### REQUIRED TASK
Pictures do not belong in the copy; quote every entry below exactly.

### DATA FOR THE TASK
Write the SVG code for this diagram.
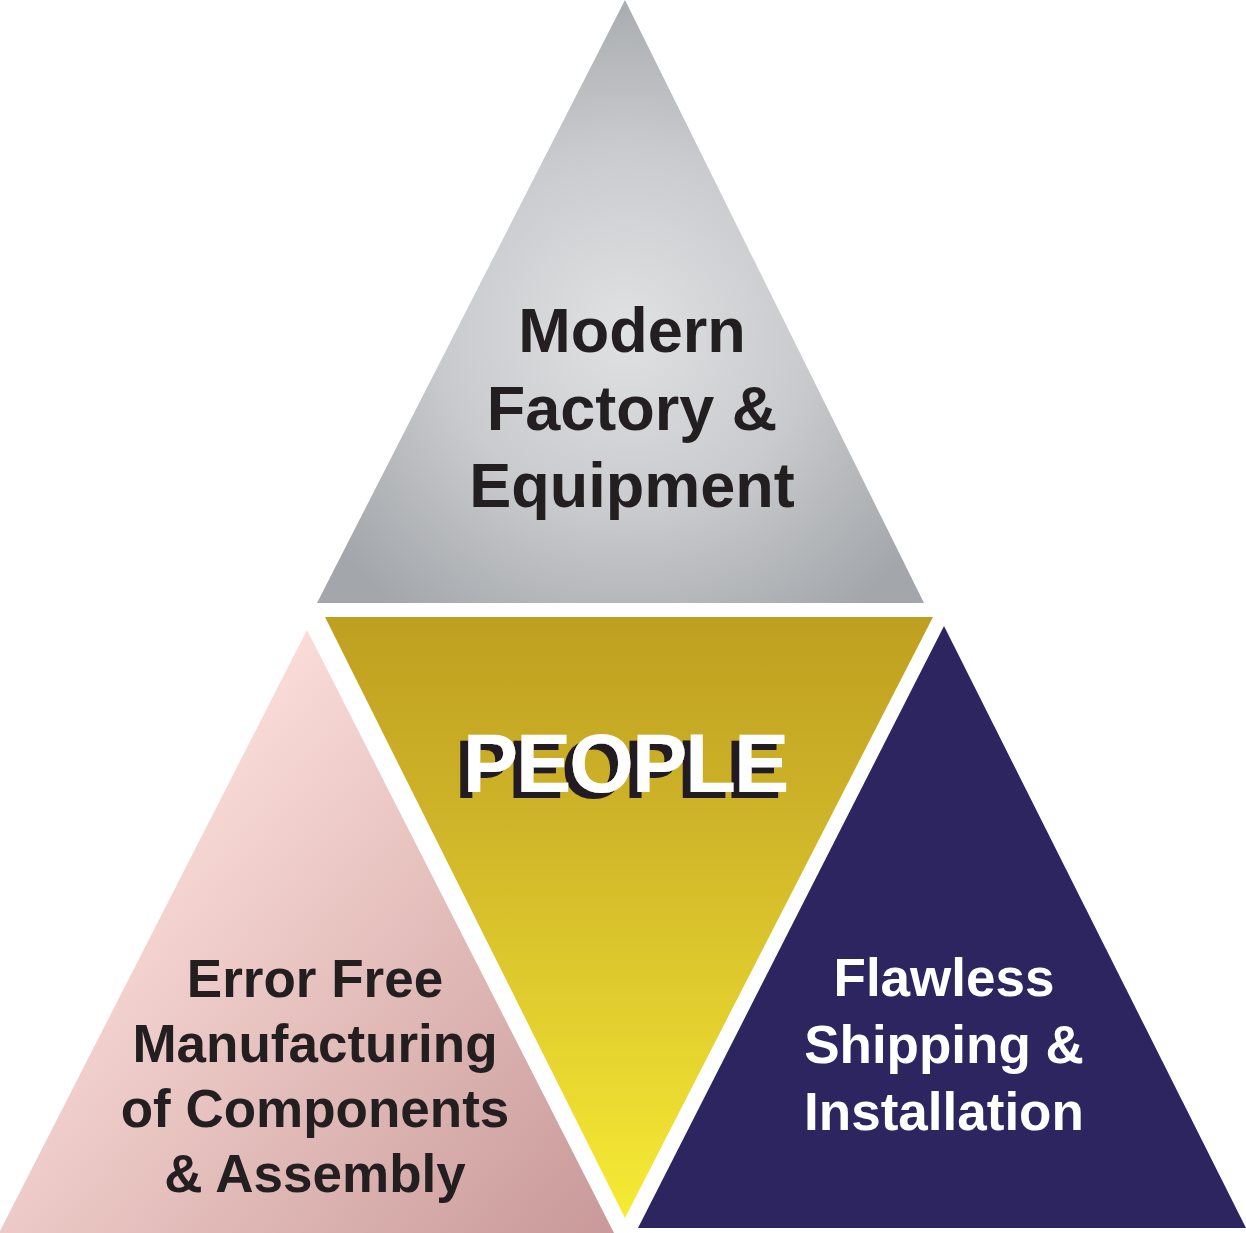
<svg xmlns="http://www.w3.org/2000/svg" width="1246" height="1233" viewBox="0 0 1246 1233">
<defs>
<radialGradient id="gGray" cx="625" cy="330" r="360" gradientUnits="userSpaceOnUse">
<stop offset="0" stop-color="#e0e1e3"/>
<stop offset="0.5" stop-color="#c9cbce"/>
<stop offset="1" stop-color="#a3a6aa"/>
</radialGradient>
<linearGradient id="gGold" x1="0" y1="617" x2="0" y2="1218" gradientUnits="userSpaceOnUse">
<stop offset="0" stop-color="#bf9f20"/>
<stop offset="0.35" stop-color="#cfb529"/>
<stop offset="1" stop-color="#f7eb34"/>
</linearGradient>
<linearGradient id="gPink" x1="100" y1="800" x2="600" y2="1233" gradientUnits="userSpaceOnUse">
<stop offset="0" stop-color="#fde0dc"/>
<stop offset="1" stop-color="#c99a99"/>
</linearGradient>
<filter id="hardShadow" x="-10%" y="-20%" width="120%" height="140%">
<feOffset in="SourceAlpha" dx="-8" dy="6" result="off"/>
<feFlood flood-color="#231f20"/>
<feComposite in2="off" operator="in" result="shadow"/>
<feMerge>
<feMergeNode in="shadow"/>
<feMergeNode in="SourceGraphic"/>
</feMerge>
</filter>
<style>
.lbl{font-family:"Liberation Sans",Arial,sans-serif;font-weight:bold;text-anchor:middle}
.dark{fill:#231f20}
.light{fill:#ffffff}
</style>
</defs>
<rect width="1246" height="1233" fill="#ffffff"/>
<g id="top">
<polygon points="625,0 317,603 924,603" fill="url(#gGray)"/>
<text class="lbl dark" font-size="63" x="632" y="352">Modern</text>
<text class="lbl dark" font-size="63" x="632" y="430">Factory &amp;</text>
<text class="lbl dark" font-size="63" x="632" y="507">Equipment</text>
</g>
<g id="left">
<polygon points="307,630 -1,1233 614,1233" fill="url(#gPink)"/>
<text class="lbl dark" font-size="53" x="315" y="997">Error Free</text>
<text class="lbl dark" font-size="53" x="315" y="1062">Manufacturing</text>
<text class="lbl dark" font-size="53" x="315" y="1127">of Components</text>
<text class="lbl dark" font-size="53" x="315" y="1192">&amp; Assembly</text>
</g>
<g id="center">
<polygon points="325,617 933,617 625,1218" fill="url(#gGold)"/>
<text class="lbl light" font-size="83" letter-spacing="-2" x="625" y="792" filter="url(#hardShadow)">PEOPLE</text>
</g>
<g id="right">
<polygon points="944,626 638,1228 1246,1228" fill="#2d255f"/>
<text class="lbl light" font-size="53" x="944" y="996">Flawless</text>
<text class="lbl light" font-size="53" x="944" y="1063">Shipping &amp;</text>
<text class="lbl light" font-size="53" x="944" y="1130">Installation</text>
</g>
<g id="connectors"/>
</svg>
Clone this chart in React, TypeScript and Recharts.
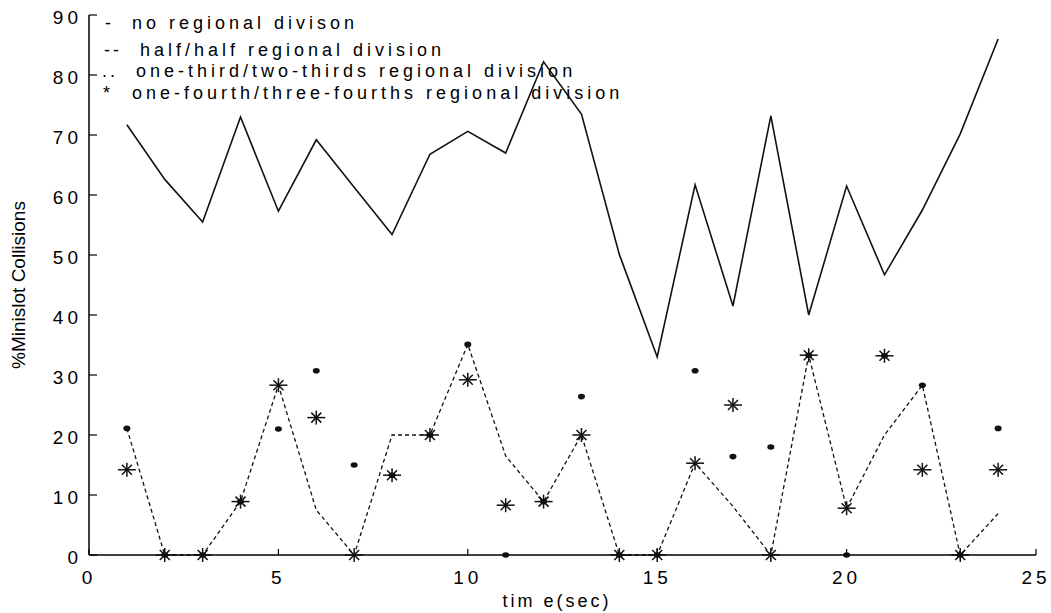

### COMPLETED EXERCISE
Write the SVG code for this diagram.
<svg xmlns="http://www.w3.org/2000/svg" width="1246" height="1233" viewBox="0 0 1246 1233">
<defs>
<radialGradient id="gGray" cx="625" cy="330" r="360" gradientUnits="userSpaceOnUse">
<stop offset="0" stop-color="#e0e1e3"/>
<stop offset="0.5" stop-color="#c9cbce"/>
<stop offset="1" stop-color="#a3a6aa"/>
</radialGradient>
<linearGradient id="gGold" x1="0" y1="617" x2="0" y2="1218" gradientUnits="userSpaceOnUse">
<stop offset="0" stop-color="#bf9f20"/>
<stop offset="0.35" stop-color="#cfb529"/>
<stop offset="1" stop-color="#f7eb34"/>
</linearGradient>
<linearGradient id="gPink" x1="100" y1="800" x2="600" y2="1233" gradientUnits="userSpaceOnUse">
<stop offset="0" stop-color="#fde0dc"/>
<stop offset="1" stop-color="#c99a99"/>
</linearGradient>
<filter id="hardShadow" x="-10%" y="-20%" width="120%" height="140%">
<feOffset in="SourceAlpha" dx="-8" dy="6" result="off"/>
<feFlood flood-color="#231f20"/>
<feComposite in2="off" operator="in" result="shadow"/>
<feMerge>
<feMergeNode in="shadow"/>
<feMergeNode in="SourceGraphic"/>
</feMerge>
</filter>
<style>
.lbl{font-family:"Liberation Sans",Arial,sans-serif;font-weight:bold;text-anchor:middle}
.dark{fill:#231f20}
.light{fill:#ffffff}
</style>
</defs>
<rect width="1246" height="1233" fill="#ffffff"/>
<g id="top">
<polygon points="625,0 317,603 924,603" fill="url(#gGray)"/>
<text class="lbl dark" font-size="63" x="632" y="352">Modern</text>
<text class="lbl dark" font-size="63" x="632" y="430">Factory &amp;</text>
<text class="lbl dark" font-size="63" x="632" y="507">Equipment</text>
</g>
<g id="left">
<polygon points="307,630 -1,1233 614,1233" fill="url(#gPink)"/>
<text class="lbl dark" font-size="53" x="315" y="997">Error Free</text>
<text class="lbl dark" font-size="53" x="315" y="1062">Manufacturing</text>
<text class="lbl dark" font-size="53" x="315" y="1127">of Components</text>
<text class="lbl dark" font-size="53" x="315" y="1192">&amp; Assembly</text>
</g>
<g id="center">
<polygon points="325,617 933,617 625,1218" fill="url(#gGold)"/>
<text class="lbl light" font-size="83" letter-spacing="-2" x="625" y="792" filter="url(#hardShadow)">PEOPLE</text>
</g>
<g id="right">
<polygon points="944,626 638,1228 1246,1228" fill="#2d255f"/>
<text class="lbl light" font-size="53" x="944" y="996">Flawless</text>
<text class="lbl light" font-size="53" x="944" y="1063">Shipping &amp;</text>
<text class="lbl light" font-size="53" x="944" y="1130">Installation</text>
</g>
<g id="connectors"/>
</svg>
Clone this chart in React, TypeScript and Recharts.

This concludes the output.